Given material »

────────────────────────────────────────

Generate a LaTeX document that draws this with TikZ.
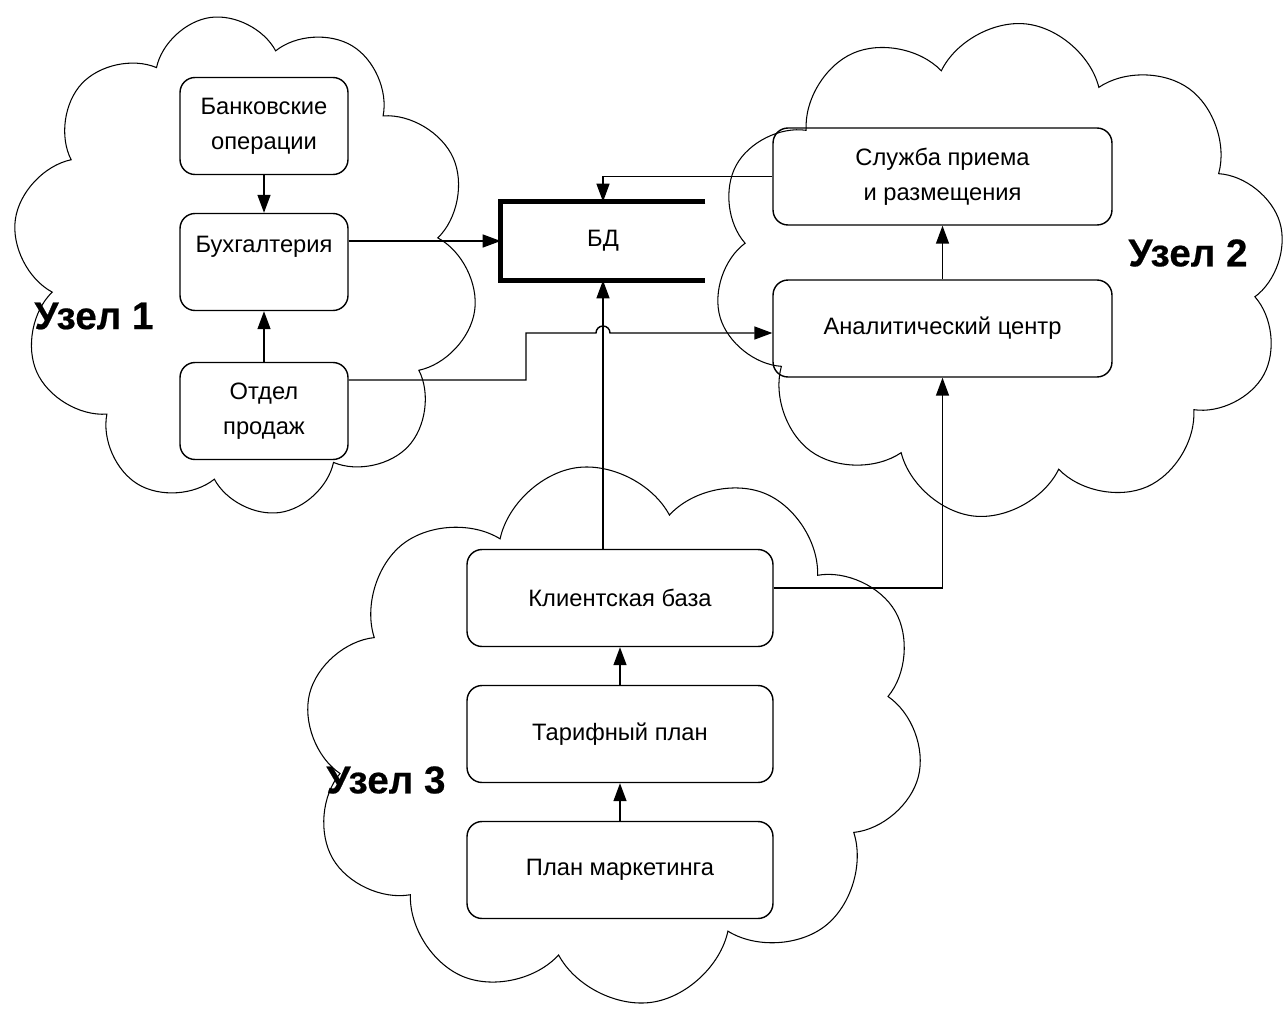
\documentclass[tikz,border=0pt]{standalone}
\usepackage{fontspec}
\setmainfont{Liberation Sans}
\newfontfamily\heavyfont[FakeBold=0.5]{Liberation Sans Bold}
\usetikzlibrary{shapes.symbols,arrows.meta}
\tikzstyle{block}=[draw, rounded corners=0.3cm, line width=0.8pt, align=center, font=\fontsize{13.5}{20}\selectfont, inner sep=0pt]
\tikzstyle{leftblock}=[block, minimum width=3.36cm, minimum height=1.94cm]
\tikzstyle{rightblock}=[block, minimum width=6.78cm, minimum height=1.94cm]
\tikzstyle{lowblock}=[block, minimum width=6.12cm, minimum height=1.94cm]
\tikzstyle{knot}=[draw, cloud, cloud puffs=10, cloud puff arc=140, cloud ignores aspect, line width=0.6pt]
\tikzstyle{knotlabel}=[font=\fontsize{22}{26}\selectfont\heavyfont]
\tikzstyle{link}=[line width=0.8pt, -{Triangle[length=3.6mm,width=2.6mm]}]

\begin{document}
\begin{tikzpicture}[x=0.02cm, y=0.02cm]
\useasboundingbox (0,0) rectangle (1288,-1011);
% clouds
\node[knot, minimum width=9.3cm, minimum height=10cm, rotate=8] (cloud1) at (245,-265) {};
\node[knot, minimum width=11.5cm, minimum height=9.9cm, rotate=-6] (cloud2) at (1000,-270) {};
\node[knot, minimum width=12.44cm, minimum height=10.8cm, rotate=8] (cloud3) at (614,-735) {};

\node[knotlabel] (lbl1) at (94,-316) {Узел 1};
\node[knotlabel] (lbl2) at (1188,-253) {Узел 2};
\node[knotlabel] (lbl3) at (386,-780) {Узел 3};

% node 1
\node[leftblock] (bank) at (264,-126) {Банковские\\операции};
\node[leftblock] (buh) at (264,-262) {Бухгалтерия\\~};
\node[leftblock] (otdel) at (264,-411) {Отдел\\продаж};

% node 2
\node[rightblock] (sluzhba) at (942.5,-176.5) {Служба приема\\и размещения};
\node[rightblock] (analit) at (942.5,-328.5) {Аналитический центр};

% node 3
\node[lowblock] (klient) at (620,-598) {Клиентская база};
\node[lowblock] (tarif) at (620,-734) {Тарифный план};
\node[lowblock] (market) at (620,-870) {План маркетинга};

% database
\node[minimum width=4.08cm, minimum height=1.56cm, font=\fontsize{13.5}{20}\selectfont] (bd) at (603,-241) {БД};
\draw[line width=2.8pt] (bd.north east) -- (bd.north west) -- (bd.south west) -- (bd.south east);

\draw[link] (bank) -- (buh);
\draw[link] (otdel) -- (buh);
\draw[link] (buh.east |- bd.west) -- (bd.west);
\draw[link] (sluzhba.west) -| (bd.north);
\draw[link] (klient.north -| bd.south) -- (bd.south);
\draw[link] (analit) -- (sluzhba);
\draw[link] ([yshift=0.2cm]klient.east) -| (analit.south);
\draw[link] (tarif) -- (klient);
\draw[link] (market) -- (tarif);

\coordinate (turn) at (526,-333);
\coordinate (hop) at (turn -| bd.south);
\draw[link] ([yshift=0.62cm]otdel.east) -| (turn) -- ([xshift=-0.14cm]hop) arc[start angle=180, end angle=0, radius=0.14cm] -- (turn -| analit.west);
\end{tikzpicture}
\end{document}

────────────────────────────────────────

Exercise details »
Drop the images and repeat the data exactly.

Final answer »
Generate a LaTeX document that draws this with TikZ.
\documentclass[tikz,border=0pt]{standalone}
\usepackage{fontspec}
\setmainfont{Liberation Sans}
\newfontfamily\heavyfont[FakeBold=0.5]{Liberation Sans Bold}
\usetikzlibrary{shapes.symbols,arrows.meta}
\tikzstyle{block}=[draw, rounded corners=0.3cm, line width=0.8pt, align=center, font=\fontsize{13.5}{20}\selectfont, inner sep=0pt]
\tikzstyle{leftblock}=[block, minimum width=3.36cm, minimum height=1.94cm]
\tikzstyle{rightblock}=[block, minimum width=6.78cm, minimum height=1.94cm]
\tikzstyle{lowblock}=[block, minimum width=6.12cm, minimum height=1.94cm]
\tikzstyle{knot}=[draw, cloud, cloud puffs=10, cloud puff arc=140, cloud ignores aspect, line width=0.6pt]
\tikzstyle{knotlabel}=[font=\fontsize{22}{26}\selectfont\heavyfont]
\tikzstyle{link}=[line width=0.8pt, -{Triangle[length=3.6mm,width=2.6mm]}]

\begin{document}
\begin{tikzpicture}[x=0.02cm, y=0.02cm]
\useasboundingbox (0,0) rectangle (1288,-1011);
% clouds
\node[knot, minimum width=9.3cm, minimum height=10cm, rotate=8] (cloud1) at (245,-265) {};
\node[knot, minimum width=11.5cm, minimum height=9.9cm, rotate=-6] (cloud2) at (1000,-270) {};
\node[knot, minimum width=12.44cm, minimum height=10.8cm, rotate=8] (cloud3) at (614,-735) {};

\node[knotlabel] (lbl1) at (94,-316) {Узел 1};
\node[knotlabel] (lbl2) at (1188,-253) {Узел 2};
\node[knotlabel] (lbl3) at (386,-780) {Узел 3};

% node 1
\node[leftblock] (bank) at (264,-126) {Банковские\\операции};
\node[leftblock] (buh) at (264,-262) {Бухгалтерия\\~};
\node[leftblock] (otdel) at (264,-411) {Отдел\\продаж};

% node 2
\node[rightblock] (sluzhba) at (942.5,-176.5) {Служба приема\\и размещения};
\node[rightblock] (analit) at (942.5,-328.5) {Аналитический центр};

% node 3
\node[lowblock] (klient) at (620,-598) {Клиентская база};
\node[lowblock] (tarif) at (620,-734) {Тарифный план};
\node[lowblock] (market) at (620,-870) {План маркетинга};

% database
\node[minimum width=4.08cm, minimum height=1.56cm, font=\fontsize{13.5}{20}\selectfont] (bd) at (603,-241) {БД};
\draw[line width=2.8pt] (bd.north east) -- (bd.north west) -- (bd.south west) -- (bd.south east);

\draw[link] (bank) -- (buh);
\draw[link] (otdel) -- (buh);
\draw[link] (buh.east |- bd.west) -- (bd.west);
\draw[link] (sluzhba.west) -| (bd.north);
\draw[link] (klient.north -| bd.south) -- (bd.south);
\draw[link] (analit) -- (sluzhba);
\draw[link] ([yshift=0.2cm]klient.east) -| (analit.south);
\draw[link] (tarif) -- (klient);
\draw[link] (market) -- (tarif);

\coordinate (turn) at (526,-333);
\coordinate (hop) at (turn -| bd.south);
\draw[link] ([yshift=0.62cm]otdel.east) -| (turn) -- ([xshift=-0.14cm]hop) arc[start angle=180, end angle=0, radius=0.14cm] -- (turn -| analit.west);
\end{tikzpicture}
\end{document}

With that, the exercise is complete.